OGH12Os133/0014.12.2000

Der Oberste Gerichtshof hat am 14. Dezember 2000 durch den Senatspräsidenten des Obersten Gerichtshofes Dr. Rzeszut als Vorsitzenden und durch die Hofräte des Obersten Gerichtshofes Dr. Schindler, Dr. Adamovic, Dr. Holzweber und Dr. Philipp als weitere Richter, in Gegenwart der Richteramtsanwärterin Mag. Schmidt als Schriftführerin, in der Strafsache gegen Wojciech B***** wegen des Verbrechens der Unzucht mit Unmündigen nach § 207 Abs 1 StGB aF und weiterer strafbarer Handlungen über die Nichtigkeitsbeschwerde und die Berufung des Angeklagten sowie die Berufung der Staatsanwaltschaft gegen das Urteil des Landesgerichtes St. Pölten als Schöffengericht vom 20. Juni 2000, GZ 20 Vr 616/99-31, nach Anhörung der Generalprokuratur in nichtöffentlicher Sitzung den

Beschluss

gefasst:

 

Spruch:

Die Nichtigkeitsbeschwerde wird zurückgewiesen.
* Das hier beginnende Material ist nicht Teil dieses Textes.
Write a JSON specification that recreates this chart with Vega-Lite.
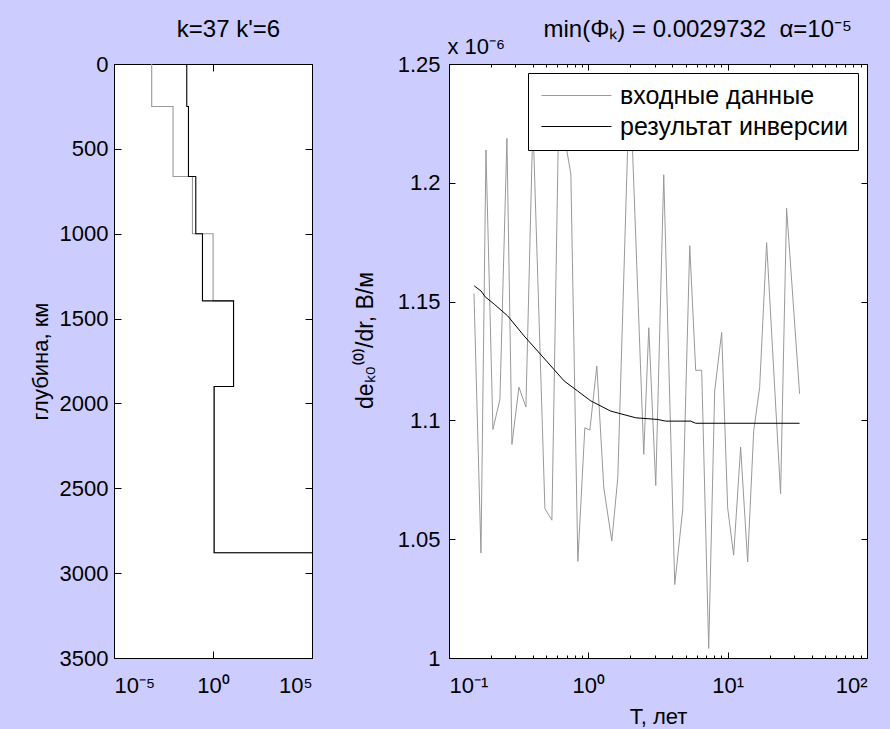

Zur Entscheidung über die Berufungen werden die Akten dem Oberlandesgericht Wien zugemittelt.

Gemäß § 390a StPO fallen dem Angeklagten auch die Kosten des bisherigen Rechtsmittelverfahrens zur Last.

Text

Gründe:

Wojciech B***** wurde der Verbrechen (I/1 und 2) der Unzucht mit Unmündigen nach § 207 Abs 1 StGB aF und (II) des sexuellen Missbrauchs von Unmündigen nach § 207 Abs 1 StGB nF, jeweils in Tateinheit (III) mit dem Vergehen des Missbrauchs eines Autoritätsverhältnisses nach § 212 Abs 1 StGB schuldig erkannt, weil er im Sommer 1998 und Ende 1998 in St. Pölten und an anderen Orten, teils unter Ausnützung seiner Stellung gegenüber einer seiner Aufsicht unterstehenden minderjährigen Person, (I/1 und 2) die am 17. April 1985 geborene, somit (damals) unmündige Martyna K***** auf andere Weise als durch Beischlaf zur Unzucht missbrauchte, indem er einen Finger in ihre Scheide einführte, sie veranlasste, sein Glied in den Mund zu nehmen und sein Glied zu berühren, sowie an ihrer Scheide leckte, ferner (II) an dem Mädchen außer dem Fall des § 206 StGB nF durch mehrfaches Betasten und Küssen der Brüste und Berühren der Genitalregion wiederholt geschlechtliche Handlungen vornahm.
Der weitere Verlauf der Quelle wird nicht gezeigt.